**COLLECTED DATA**.
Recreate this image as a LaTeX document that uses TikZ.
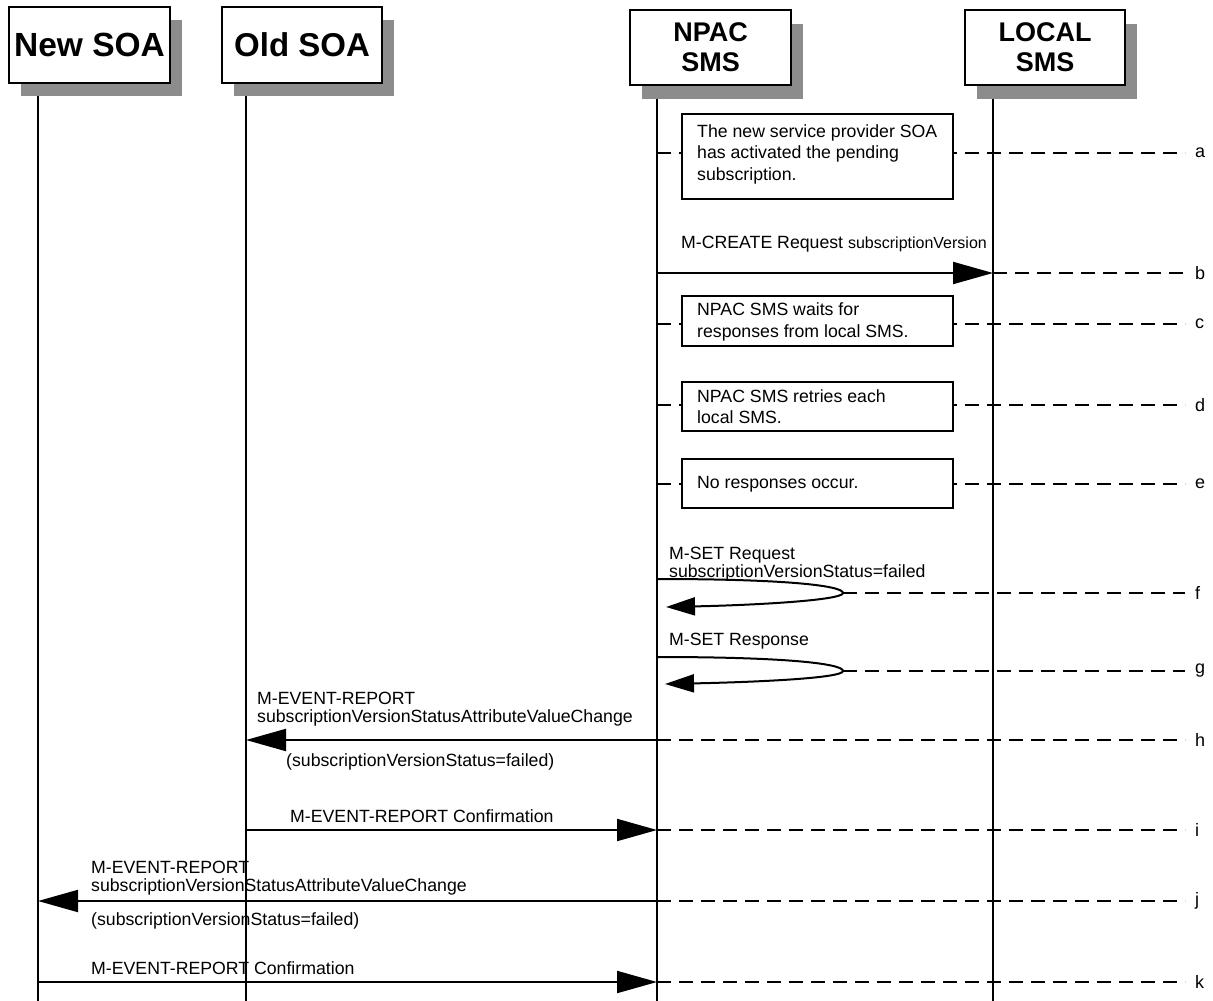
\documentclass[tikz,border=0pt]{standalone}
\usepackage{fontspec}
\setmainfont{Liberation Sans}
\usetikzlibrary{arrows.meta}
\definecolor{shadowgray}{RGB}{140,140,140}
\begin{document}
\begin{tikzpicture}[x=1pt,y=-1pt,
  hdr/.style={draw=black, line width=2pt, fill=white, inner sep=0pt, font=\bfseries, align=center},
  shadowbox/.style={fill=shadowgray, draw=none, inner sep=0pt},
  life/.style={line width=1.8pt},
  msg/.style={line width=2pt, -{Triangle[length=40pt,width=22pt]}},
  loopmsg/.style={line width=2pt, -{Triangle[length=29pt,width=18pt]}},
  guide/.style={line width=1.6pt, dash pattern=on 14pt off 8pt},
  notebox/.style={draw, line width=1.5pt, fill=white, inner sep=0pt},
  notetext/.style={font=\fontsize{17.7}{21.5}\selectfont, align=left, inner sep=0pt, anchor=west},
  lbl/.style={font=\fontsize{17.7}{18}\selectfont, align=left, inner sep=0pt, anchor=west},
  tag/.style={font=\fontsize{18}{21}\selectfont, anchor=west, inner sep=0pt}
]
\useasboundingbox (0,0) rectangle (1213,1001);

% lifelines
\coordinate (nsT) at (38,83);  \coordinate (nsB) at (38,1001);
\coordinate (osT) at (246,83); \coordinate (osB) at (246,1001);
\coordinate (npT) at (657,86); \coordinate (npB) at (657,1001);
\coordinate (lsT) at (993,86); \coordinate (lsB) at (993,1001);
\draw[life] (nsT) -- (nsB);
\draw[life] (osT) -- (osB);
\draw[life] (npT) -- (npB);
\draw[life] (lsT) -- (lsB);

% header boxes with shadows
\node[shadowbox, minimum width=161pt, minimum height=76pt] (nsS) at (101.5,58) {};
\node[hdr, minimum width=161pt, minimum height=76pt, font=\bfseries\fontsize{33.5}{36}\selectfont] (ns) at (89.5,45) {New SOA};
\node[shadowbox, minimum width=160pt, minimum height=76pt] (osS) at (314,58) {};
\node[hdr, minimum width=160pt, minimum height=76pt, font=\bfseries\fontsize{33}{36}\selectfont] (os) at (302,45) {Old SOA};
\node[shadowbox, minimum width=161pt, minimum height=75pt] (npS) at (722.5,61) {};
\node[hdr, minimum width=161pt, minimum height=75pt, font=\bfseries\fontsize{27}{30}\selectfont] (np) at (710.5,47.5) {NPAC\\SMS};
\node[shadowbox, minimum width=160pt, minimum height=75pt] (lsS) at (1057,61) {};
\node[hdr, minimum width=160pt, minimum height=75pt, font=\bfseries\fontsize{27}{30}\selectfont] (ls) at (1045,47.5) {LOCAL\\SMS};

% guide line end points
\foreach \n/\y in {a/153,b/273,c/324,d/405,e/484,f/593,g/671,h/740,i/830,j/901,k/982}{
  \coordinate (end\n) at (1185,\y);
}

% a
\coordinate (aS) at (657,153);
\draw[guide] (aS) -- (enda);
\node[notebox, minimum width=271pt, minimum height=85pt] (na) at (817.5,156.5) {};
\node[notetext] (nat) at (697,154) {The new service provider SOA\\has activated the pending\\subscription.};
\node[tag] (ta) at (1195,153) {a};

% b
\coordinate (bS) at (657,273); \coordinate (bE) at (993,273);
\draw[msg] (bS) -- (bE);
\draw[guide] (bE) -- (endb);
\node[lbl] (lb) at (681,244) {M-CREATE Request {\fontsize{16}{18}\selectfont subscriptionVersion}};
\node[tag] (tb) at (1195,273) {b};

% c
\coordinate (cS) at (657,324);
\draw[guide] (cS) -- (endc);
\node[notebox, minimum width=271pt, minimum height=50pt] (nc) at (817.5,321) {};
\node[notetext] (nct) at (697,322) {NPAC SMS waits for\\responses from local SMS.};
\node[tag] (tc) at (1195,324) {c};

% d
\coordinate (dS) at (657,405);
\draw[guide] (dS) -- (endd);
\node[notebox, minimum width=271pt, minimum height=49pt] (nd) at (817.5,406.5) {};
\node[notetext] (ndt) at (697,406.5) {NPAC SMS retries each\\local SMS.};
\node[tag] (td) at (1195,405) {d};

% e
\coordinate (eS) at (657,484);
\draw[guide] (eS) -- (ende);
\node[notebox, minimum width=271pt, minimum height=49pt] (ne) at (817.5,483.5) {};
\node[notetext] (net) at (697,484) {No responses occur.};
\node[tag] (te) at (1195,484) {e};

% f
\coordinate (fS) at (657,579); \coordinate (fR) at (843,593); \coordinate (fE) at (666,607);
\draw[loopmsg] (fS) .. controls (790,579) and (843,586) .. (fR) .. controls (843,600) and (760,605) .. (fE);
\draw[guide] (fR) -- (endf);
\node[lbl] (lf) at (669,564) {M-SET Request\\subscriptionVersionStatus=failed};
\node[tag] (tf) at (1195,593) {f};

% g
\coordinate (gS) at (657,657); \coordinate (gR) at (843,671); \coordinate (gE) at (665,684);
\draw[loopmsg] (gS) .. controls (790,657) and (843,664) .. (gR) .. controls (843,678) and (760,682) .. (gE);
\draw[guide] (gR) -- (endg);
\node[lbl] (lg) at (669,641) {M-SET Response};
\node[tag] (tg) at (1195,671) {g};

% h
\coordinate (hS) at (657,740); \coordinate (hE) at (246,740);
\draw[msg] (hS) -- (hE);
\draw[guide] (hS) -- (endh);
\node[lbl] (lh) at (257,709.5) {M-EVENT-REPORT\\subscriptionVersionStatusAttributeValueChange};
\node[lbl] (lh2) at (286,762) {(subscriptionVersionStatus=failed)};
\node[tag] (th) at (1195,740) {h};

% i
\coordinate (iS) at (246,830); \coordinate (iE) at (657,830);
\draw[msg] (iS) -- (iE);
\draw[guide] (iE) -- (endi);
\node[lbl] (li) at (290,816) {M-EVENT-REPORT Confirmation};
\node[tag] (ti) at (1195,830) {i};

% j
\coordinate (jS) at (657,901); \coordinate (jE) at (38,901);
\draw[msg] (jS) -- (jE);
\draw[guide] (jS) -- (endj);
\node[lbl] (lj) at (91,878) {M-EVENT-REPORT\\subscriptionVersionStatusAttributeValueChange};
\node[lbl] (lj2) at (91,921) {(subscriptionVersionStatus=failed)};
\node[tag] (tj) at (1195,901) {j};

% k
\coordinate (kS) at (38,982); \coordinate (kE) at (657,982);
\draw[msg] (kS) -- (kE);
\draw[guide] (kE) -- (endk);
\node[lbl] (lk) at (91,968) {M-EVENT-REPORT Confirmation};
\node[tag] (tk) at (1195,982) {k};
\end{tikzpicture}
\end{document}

**TASK TO CARRY OUT**. Write out the full set of lines verbatim, without the pictures.

**COMPLETE OUTPUT**.
Recreate this image as a LaTeX document that uses TikZ.
\documentclass[tikz,border=0pt]{standalone}
\usepackage{fontspec}
\setmainfont{Liberation Sans}
\usetikzlibrary{arrows.meta}
\definecolor{shadowgray}{RGB}{140,140,140}
\begin{document}
\begin{tikzpicture}[x=1pt,y=-1pt,
  hdr/.style={draw=black, line width=2pt, fill=white, inner sep=0pt, font=\bfseries, align=center},
  shadowbox/.style={fill=shadowgray, draw=none, inner sep=0pt},
  life/.style={line width=1.8pt},
  msg/.style={line width=2pt, -{Triangle[length=40pt,width=22pt]}},
  loopmsg/.style={line width=2pt, -{Triangle[length=29pt,width=18pt]}},
  guide/.style={line width=1.6pt, dash pattern=on 14pt off 8pt},
  notebox/.style={draw, line width=1.5pt, fill=white, inner sep=0pt},
  notetext/.style={font=\fontsize{17.7}{21.5}\selectfont, align=left, inner sep=0pt, anchor=west},
  lbl/.style={font=\fontsize{17.7}{18}\selectfont, align=left, inner sep=0pt, anchor=west},
  tag/.style={font=\fontsize{18}{21}\selectfont, anchor=west, inner sep=0pt}
]
\useasboundingbox (0,0) rectangle (1213,1001);

% lifelines
\coordinate (nsT) at (38,83);  \coordinate (nsB) at (38,1001);
\coordinate (osT) at (246,83); \coordinate (osB) at (246,1001);
\coordinate (npT) at (657,86); \coordinate (npB) at (657,1001);
\coordinate (lsT) at (993,86); \coordinate (lsB) at (993,1001);
\draw[life] (nsT) -- (nsB);
\draw[life] (osT) -- (osB);
\draw[life] (npT) -- (npB);
\draw[life] (lsT) -- (lsB);

% header boxes with shadows
\node[shadowbox, minimum width=161pt, minimum height=76pt] (nsS) at (101.5,58) {};
\node[hdr, minimum width=161pt, minimum height=76pt, font=\bfseries\fontsize{33.5}{36}\selectfont] (ns) at (89.5,45) {New SOA};
\node[shadowbox, minimum width=160pt, minimum height=76pt] (osS) at (314,58) {};
\node[hdr, minimum width=160pt, minimum height=76pt, font=\bfseries\fontsize{33}{36}\selectfont] (os) at (302,45) {Old SOA};
\node[shadowbox, minimum width=161pt, minimum height=75pt] (npS) at (722.5,61) {};
\node[hdr, minimum width=161pt, minimum height=75pt, font=\bfseries\fontsize{27}{30}\selectfont] (np) at (710.5,47.5) {NPAC\\SMS};
\node[shadowbox, minimum width=160pt, minimum height=75pt] (lsS) at (1057,61) {};
\node[hdr, minimum width=160pt, minimum height=75pt, font=\bfseries\fontsize{27}{30}\selectfont] (ls) at (1045,47.5) {LOCAL\\SMS};

% guide line end points
\foreach \n/\y in {a/153,b/273,c/324,d/405,e/484,f/593,g/671,h/740,i/830,j/901,k/982}{
  \coordinate (end\n) at (1185,\y);
}

% a
\coordinate (aS) at (657,153);
\draw[guide] (aS) -- (enda);
\node[notebox, minimum width=271pt, minimum height=85pt] (na) at (817.5,156.5) {};
\node[notetext] (nat) at (697,154) {The new service provider SOA\\has activated the pending\\subscription.};
\node[tag] (ta) at (1195,153) {a};

% b
\coordinate (bS) at (657,273); \coordinate (bE) at (993,273);
\draw[msg] (bS) -- (bE);
\draw[guide] (bE) -- (endb);
\node[lbl] (lb) at (681,244) {M-CREATE Request {\fontsize{16}{18}\selectfont subscriptionVersion}};
\node[tag] (tb) at (1195,273) {b};

% c
\coordinate (cS) at (657,324);
\draw[guide] (cS) -- (endc);
\node[notebox, minimum width=271pt, minimum height=50pt] (nc) at (817.5,321) {};
\node[notetext] (nct) at (697,322) {NPAC SMS waits for\\responses from local SMS.};
\node[tag] (tc) at (1195,324) {c};

% d
\coordinate (dS) at (657,405);
\draw[guide] (dS) -- (endd);
\node[notebox, minimum width=271pt, minimum height=49pt] (nd) at (817.5,406.5) {};
\node[notetext] (ndt) at (697,406.5) {NPAC SMS retries each\\local SMS.};
\node[tag] (td) at (1195,405) {d};

% e
\coordinate (eS) at (657,484);
\draw[guide] (eS) -- (ende);
\node[notebox, minimum width=271pt, minimum height=49pt] (ne) at (817.5,483.5) {};
\node[notetext] (net) at (697,484) {No responses occur.};
\node[tag] (te) at (1195,484) {e};

% f
\coordinate (fS) at (657,579); \coordinate (fR) at (843,593); \coordinate (fE) at (666,607);
\draw[loopmsg] (fS) .. controls (790,579) and (843,586) .. (fR) .. controls (843,600) and (760,605) .. (fE);
\draw[guide] (fR) -- (endf);
\node[lbl] (lf) at (669,564) {M-SET Request\\subscriptionVersionStatus=failed};
\node[tag] (tf) at (1195,593) {f};

% g
\coordinate (gS) at (657,657); \coordinate (gR) at (843,671); \coordinate (gE) at (665,684);
\draw[loopmsg] (gS) .. controls (790,657) and (843,664) .. (gR) .. controls (843,678) and (760,682) .. (gE);
\draw[guide] (gR) -- (endg);
\node[lbl] (lg) at (669,641) {M-SET Response};
\node[tag] (tg) at (1195,671) {g};

% h
\coordinate (hS) at (657,740); \coordinate (hE) at (246,740);
\draw[msg] (hS) -- (hE);
\draw[guide] (hS) -- (endh);
\node[lbl] (lh) at (257,709.5) {M-EVENT-REPORT\\subscriptionVersionStatusAttributeValueChange};
\node[lbl] (lh2) at (286,762) {(subscriptionVersionStatus=failed)};
\node[tag] (th) at (1195,740) {h};

% i
\coordinate (iS) at (246,830); \coordinate (iE) at (657,830);
\draw[msg] (iS) -- (iE);
\draw[guide] (iE) -- (endi);
\node[lbl] (li) at (290,816) {M-EVENT-REPORT Confirmation};
\node[tag] (ti) at (1195,830) {i};

% j
\coordinate (jS) at (657,901); \coordinate (jE) at (38,901);
\draw[msg] (jS) -- (jE);
\draw[guide] (jS) -- (endj);
\node[lbl] (lj) at (91,878) {M-EVENT-REPORT\\subscriptionVersionStatusAttributeValueChange};
\node[lbl] (lj2) at (91,921) {(subscriptionVersionStatus=failed)};
\node[tag] (tj) at (1195,901) {j};

% k
\coordinate (kS) at (38,982); \coordinate (kE) at (657,982);
\draw[msg] (kS) -- (kE);
\draw[guide] (kE) -- (endk);
\node[lbl] (lk) at (91,968) {M-EVENT-REPORT Confirmation};
\node[tag] (tk) at (1195,982) {k};
\end{tikzpicture}
\end{document}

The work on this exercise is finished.